Happy Customers Are Your Lifeblood
As Jeff Bezos, CEO of Amazon, will tell you, obsessing over your customers is key. It starts with your company culture and ensuring your customer support team, the frontline of your business, is empowered by and shares your focus on providing an amazing customer experience. For example, Zappos, the leading online shoe retailer renowned for their customer service, doesn’t enforce call time tracking because they believe their reps should spend that little extra time with customers rather than be focused on getting through each call.
Think about your business model and how you can best service your customers. When do your customers need you? What hours do you need to be available to them? Seamless, the online food ordering service and one of my favourite companies (not least because I love to eat at all hours!), services customers in different time zones across the US. Not only are they fantastic at providing customer service around the clock but they’re stellar at timely, relevant offers like snow day discounts and engaging you with fun food facts across their twitter and email channels.

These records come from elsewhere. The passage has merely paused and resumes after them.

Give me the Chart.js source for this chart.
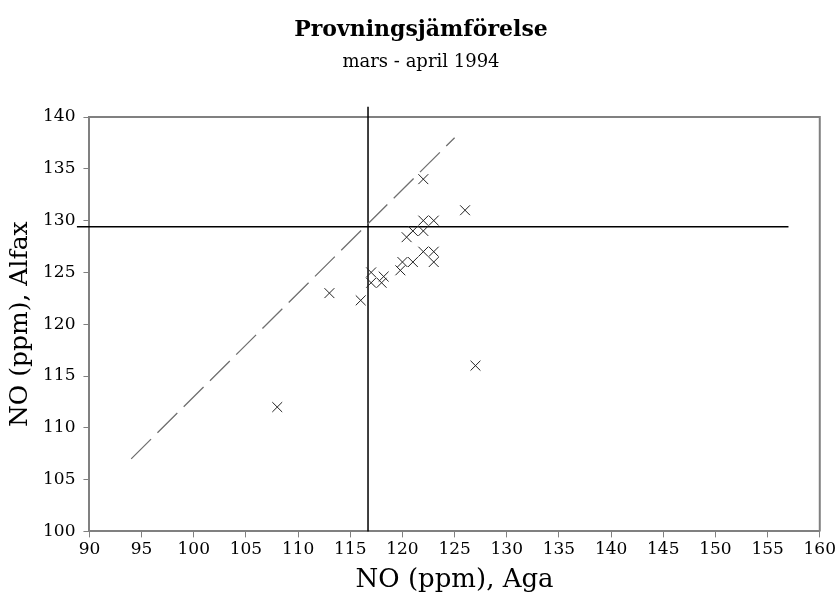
<!DOCTYPE html>
<html>
<head>
<meta charset="utf-8">
<script src="https://cdn.jsdelivr.net/npm/chart.js@4"></script>
<style>
  body { margin: 0; background: #fff; }
  #wrap { width: 838px; height: 606px; }
</style>
</head>
<body>
<div id="wrap"><canvas id="chart"></canvas></div>
<script>
// Measurements: NO (ppm), Aga vs Alfax
const agaValues   = [108, 113, 116, 117, 117, 118, 118.2, 119.8, 120, 121, 122, 123, 123, 120.4, 121, 122, 122, 123, 122, 126, 127];
const alfaxValues = [112, 123, 122.3, 125, 124, 124, 124.6, 125.2, 126, 126, 127, 127, 126, 128.4, 129, 129, 130, 130, 134, 131, 116];

// reference lines
const equalLineX = [94, 125];
const equalLineY = [107, 138];
const meanAga = 116.7;
const meanAlfax = 129.4;
const alfaxLineX = [88.8, 157];
const agaLineY = [100, 141];

const xTicks = [90, 160, 5];
const yTicks = [100, 140, 5];

const serif = "'DejaVu Serif', serif";

function toPoints(xs, ys) {
    return xs.map((x, i) => ({ x: x, y: ys[i] }));
}

// draws top and right edge of the plot frame
const framePlugin = {
    id: 'frame',
    beforeDatasetsDraw(chart) {
        const a = chart.chartArea;
        const ctx = chart.ctx;
        ctx.save();
        ctx.strokeStyle = '#808080';
        ctx.lineWidth = 2;
        ctx.beginPath();
        ctx.moveTo(a.left, a.top);
        ctx.lineTo(a.right, a.top);
        ctx.lineTo(a.right, a.bottom);
        ctx.stroke();
        ctx.restore();
    }
};

const ctx = document.getElementById('chart').getContext('2d');
new Chart(ctx, {
    type: 'scatter',
    data: {
        datasets: [
            {
                label: 'Mätningar',
                data: toPoints(agaValues, alfaxValues),
                pointStyle: 'crossRot',
                pointRadius: 7,
                borderColor: '#222',
                borderWidth: 1,
                showLine: false
            },
            {
                label: 'x = y',
                data: toPoints(equalLineX, equalLineY),
                showLine: true,
                borderColor: '#707070',
                borderWidth: 1.3,
                borderDash: [28, 9],
                pointRadius: 0
            },
            {
                label: 'Aga medel',
                data: toPoints([meanAga, meanAga], agaLineY),
                showLine: true,
                borderColor: '#000',
                borderWidth: 1.5,
                pointRadius: 0,
                clip: false
            },
            {
                label: 'Alfax medel',
                data: toPoints(alfaxLineX, [meanAlfax, meanAlfax]),
                showLine: true,
                borderColor: '#000',
                borderWidth: 1.5,
                pointRadius: 0,
                clip: false
            }
        ]
    },
    options: {
        responsive: true,
        maintainAspectRatio: false,
        animation: false,
        layout: { padding: { top: 17, left: 5, right: 1, bottom: 10 } },
        plugins: {
            legend: { display: false },
            tooltip: { enabled: false },
            title: {
                display: true,
                text: 'Provningsjämförelse',
                color: '#000',
                font: { family: serif, size: 22, weight: 'bold' },
                padding: { top: 0, bottom: 8 }
            },
            subtitle: {
                display: true,
                text: 'mars - april 1994',
                color: '#000',
                font: { family: serif, size: 18 },
                padding: { top: 0, bottom: 44 }
            }
        },
        scales: {
            x: {
                type: 'linear',
                min: xTicks[0],
                max: xTicks[1],
                ticks: { stepSize: xTicks[2], color: '#000', font: { family: serif, size: 17 }, padding: 2 },
                grid: { drawOnChartArea: false, tickLength: 6, color: '#808080' },
                border: { color: '#808080', width: 2 },
                title: { display: true, text: 'NO (ppm), Aga', color: '#000', font: { family: serif, size: 26 }, padding: { top: 3, bottom: 0 } }
            },
            y: {
                type: 'linear',
                min: yTicks[0],
                max: yTicks[1],
                ticks: { stepSize: yTicks[2], color: '#000', font: { family: serif, size: 17 }, padding: 8 },
                grid: { drawOnChartArea: false, tickLength: 6, color: '#808080' },
                border: { color: '#808080', width: 2 },
                title: { display: true, text: 'NO (ppm), Alfax', color: '#000', font: { family: serif, size: 25 }, padding: { top: 0, bottom: 0 } }
            }
        }
    },
    plugins: [framePlugin]
});
</script>
</body>
</html>
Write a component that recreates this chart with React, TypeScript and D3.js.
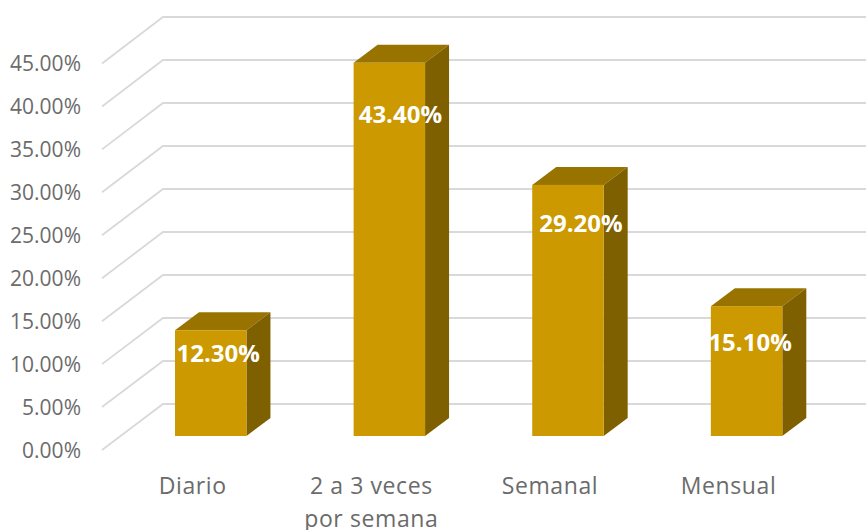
import React from 'react';
import * as d3 from 'd3';

const categories = ['Diario', '2 a 3 veces por semana', 'Semanal', 'Mensual'];
const values = [12.3, 43.4, 29.2, 15.1];
const ticks = [0, 5, 10, 15, 20, 25, 30, 35, 40, 45];

// data labels were dragged around by hand in the original chart
const labelNudgeX = [-4.5, -1, 1, -8.5];
const labelDrop = [23, 52, 38, 36];

const width = 866;
const height = 530;
const depthX = 24; // bar side offset
const depthY = 18;
const font = '"Open Sans", sans-serif';

// back wall, front edge of the floor, and bar fronts all share the value domain
const yBack = d3.scaleLinear().domain([0, 45]).range([404, 17]);
const yFront = d3.scaleLinear().domain([0, 45]).range([450, 63.5]);
const yBar = d3.scaleLinear().domain([0, 45]).range([436, 49]);

const xBar = d3
	.scaleBand<string>()
	.domain(categories)
	.range([175, 782.3])
	.paddingInner(0.6);

const App: React.FC = () => {
	const barW = xBar.bandwidth();
	const line = d3.line();
	return (
		<svg
			width={width}
			height={height}
			style={{ position: 'absolute', left: 0, top: 0, background: '#fff' }}>
			{ticks.map((t) => (
				<g key={t}>
					<path
						d={
							line([
								[102, yFront(t)],
								[163, yBack(t)],
								[width, yBack(t)],
							]) ?? ''
						}
						fill="none"
						stroke="#d9d9d9"
						strokeWidth={1.8}
					/>
					<text
						x={81}
						y={yFront(t)}
						dy="0.36em"
						textAnchor="end"
						fontFamily={font}
						fontSize={21}
						fill="#6b6b6b">
						{d3.format('.2f')(t)}%
					</text>
				</g>
			))}
			{values.map((v, i) => {
				const x = xBar(categories[i]) ?? 0;
				const top = yBar(v);
				const bottom = yBar(0);
				return (
					<g key={categories[i]}>
						<path
							d={`M${x},${top}l${depthX},${-depthY}h${barW}l${-depthX},${depthY}z`}
							fill="#997300"
						/>
						<path
							d={`M${x + barW},${top}l${depthX},${-depthY}V${bottom - depthY}l${-depthX},${depthY}z`}
							fill="#7f6000"
						/>
						<rect
							x={x}
							y={top}
							width={barW}
							height={bottom - top}
							fill="#cc9900"
						/>
						<text
							x={x + barW / 2 + depthX / 2 + labelNudgeX[i]}
							y={top + labelDrop[i]}
							dy="0.36em"
							textAnchor="middle"
							fontFamily={font}
							fontWeight={700}
							fontSize={24}
							fill="#fff">
							{d3.format('.2f')(v)}%
						</text>
					</g>
				);
			})}
			{categories.map((c, i) => {
				const cx = (xBar(c) ?? 0) + barW / 2 - 18;
				const lines = c === '2 a 3 veces por semana' ? ['2 a 3 veces', 'por semana'] : [c];
				return (
					<text
						key={c}
						textAnchor="middle"
						fontFamily={font}
						fontSize={23}
						letterSpacing={0.6}
						fill="#6b6b6b">
						{lines.map((l, j) => (
							// the second line runs off the bottom edge in the original too
							<tspan key={l} x={cx} y={494 + j * 33}>
								{l}
							</tspan>
						))}
					</text>
				);
			})}
		</svg>
	);
};

export default App;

The customer experience you provide is key because it gives marketers and business owners a way to increase satisfaction, loyalty and advocacy. A study by White House Office of Consumer Affairs found that 80% of U.S. consumers would pay more for a product or service to ensure a superior customer experience. Isn’t that telling?
It’s about looking at all of your customers and delivering them exceptional service no matter if they are worth $1 or $1M to your business. Remember, in the long run, your customers will determine your revenue.
Social Media: Surprise and Delight Your Audience
Social media is no longer a trend or a phenomenon – we’ve all acknowledged it’s a part of our everyday lives. To that end, any good marketer should see this as an opportunity to engage her audience and build a community. However, it’s just not enough to simply post status updates and photos on social media. To keep your audience connected, it’s about valuable content and creating a shared experience that keeps them interacting with you – just like Capn’ Crunch did.
As an American cereal mascot with cult status, Cap’n Crunch has a huge audience base spanning generations. The brand wanted to find a way to engage with men in their 20s and 30s, who often eat the cereal as a snack.
Using Twitter to speak directly with this target, Cap’n Crunch replied to brand mentions in hilarious, unique and surprising ways that captured the Cap’n’s fans and mainstream media as well as capitalizing on Twitter trending topics. For example, when #ThreeWordsSheWantsToHear was trending, the Cap’n replied:
Timely, relevant, humorous. Similarly, when questioned about whether or not he was a real captain, Cap’n Crunch was quick to respond, drawing even more followers to a potentially negative attack and launching a fleet of retweets, favorites and new followers.
By using social media as part of their customer engagement strategy, Cap’n Crunch has transcended the supermarket aisles and launched himself into the digital sphere surprising and delighting a new audience along the way.
Using Great Content to Deliver Value
Using content to educate customers was a previously under-used customer engagement strategy but it’s now becoming increasingly common to enhance the customer experience and increases satisfaction. Companies like Hubspot and KISSMetrics excel at using content to deliver more than your standard product knowledge and customer support. They’ve positioned themselves as the go-to experts in their field for educating customers on everything about inbound marketing and analytics.
The content they create is all about helping their customers to understand trends, best practices and the ‘How-To’ guides that once again focus on adding value for their customers, not revenue extraction. These include regular blog posts, webinars and email updates with great insights that I look forward to each week.
If you’re a time-poor or smaller business, creating a library of great content may seem overwhelming at first. Start with an editorial calendar and work how much content is feasible for you to create. Don’t forget you can re-purpose a blog post into an email newsletter, a Facebook post into a tweet – if the content is good, it will keep people engaged across a variety of channels.
Small steps go a long way
Regardless of the long-term customer engagement model you build, starting small can go a long way. One of the easiest ways to deliver exceptional customer experience is to see where you can provide an aspect of your product or service for free. The now-free luggage carts at LAX is a great example. If you’re big on travel like I am and having been through LAX too often for my own liking, I became used to lowering my expectations. However, expecting I’d have pay for the carts meant I was pleasantly surprised when they no longer charged for them. This is less about discounts and cheap wins; it’s more about the value add. It’s about knowing when to absorb the expense to go beyond your customers’ expectations and deliver a great experience.
Ultimately whatever customer experience strategies you employ, be consistent – think about the brand messaging you employ, your customers’ end-to-end experience from their very first interaction and the various departments these customers will move through. Give them a consistent (and exceptional) experience and you’ll be rewarded with their trust and loyalty.